Circa cento de' nostri caddero tra morti, feriti e prigionieri in quella terribile giornata del 28 marzo; ma doppia riescì la perdita dei nemico, che rimase ammirato del valore dei Bresciani, e quasi inorridito per la loro sovraumana pertinacia; e diceva essere essi più terribili quando cadevano, che quando vincevano. "E perchè sia chiara l'indole di questa guerra e degli uomini che la combattevano, scrive il Correnti, vuolsi ricordare un fatto, che occorse in questo dì 28 a vista dell'uno e dell'altro campo. Un drappello di dragoni trascinava fuori di sant'Eufemia due prigionieri bresciani.

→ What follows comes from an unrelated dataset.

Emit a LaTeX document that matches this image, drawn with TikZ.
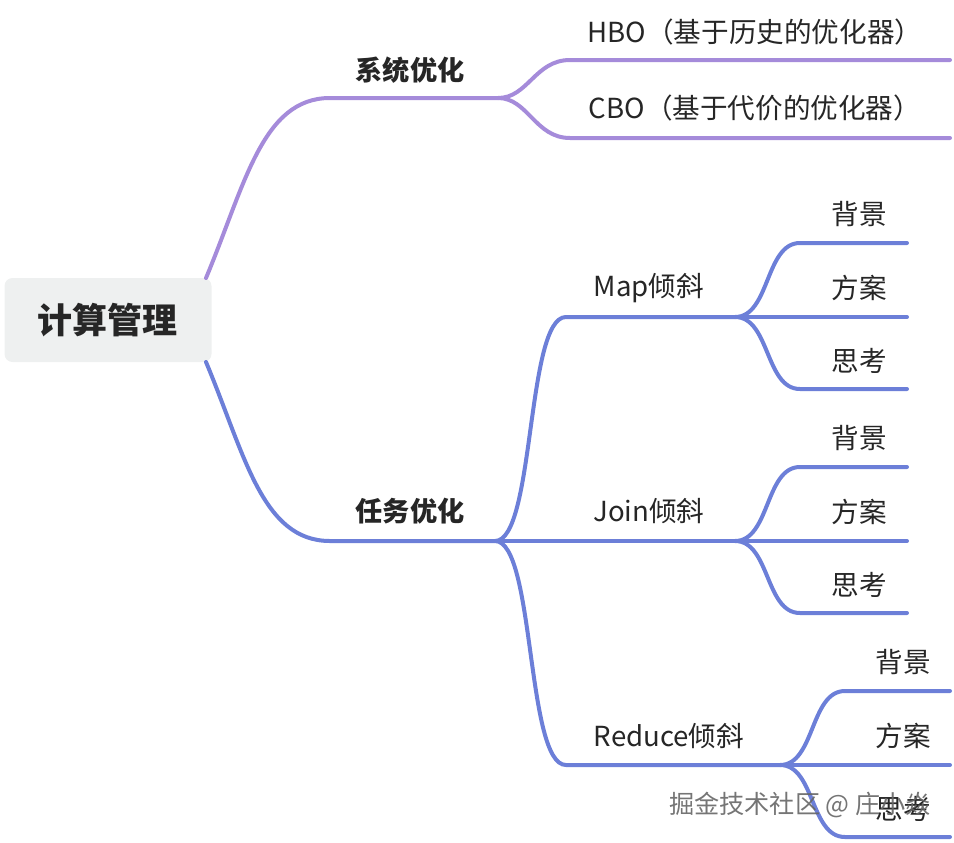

I bersaglieri nostri s'appostarono per pur tentare di liberare i loro compatrioti. Al primo suono delle fucilate i cavalli tedeschi si mossero per pigliare altra via: ma i due prigioni, ch'erano in mezzo ad essi, afferrando le briglie e le staffe tentarono d'impedir la mossa; percossi, feriti, atterrati non ristettero dall'offendere: e l'uno d'essi, avvinghiata la gamba deretana del cavallo dell'ufficiale che guidava il drappello, e cavato un pugnale, si tirò addosso col cavallo il cavaliere, e prima di rendere l'estremo fiato lo trafisse.

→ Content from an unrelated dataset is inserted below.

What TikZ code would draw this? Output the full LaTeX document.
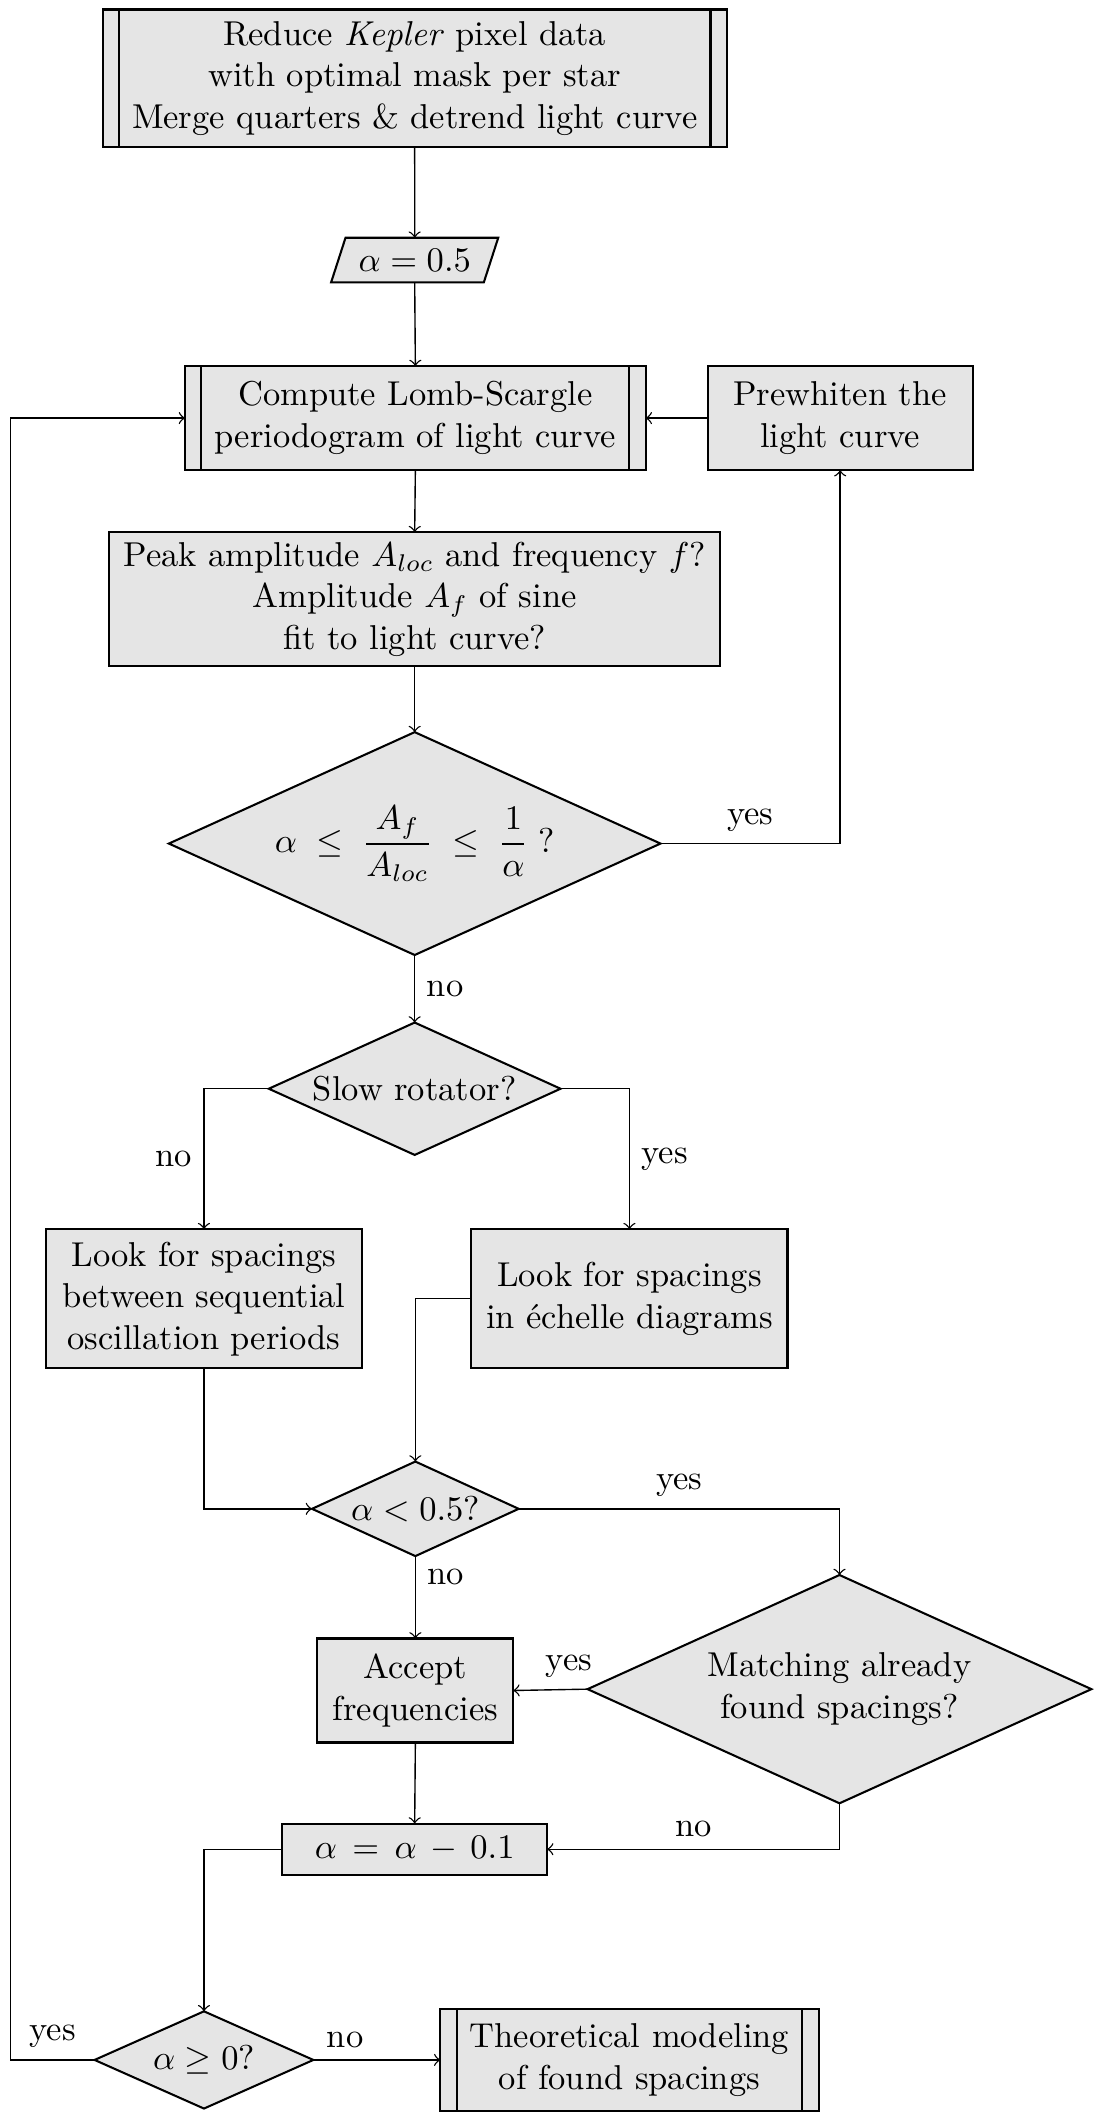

Cinque ufficiali austriaci rimasero per un dì intiero insepolti sul campo di battaglia. D'altri tre ufficiali furono recate in trofeo per tutta Brescia le vesti e le insegne, colla spada d'un capitano presa dai nostri.
Il generale Nugent, in punto di morte, mandava per nuovi soccorsi ad Haynau, che reggeva il blocco di Venezia, e al maresciallo Radetzky, che già tornava vittorioso dal Ticino.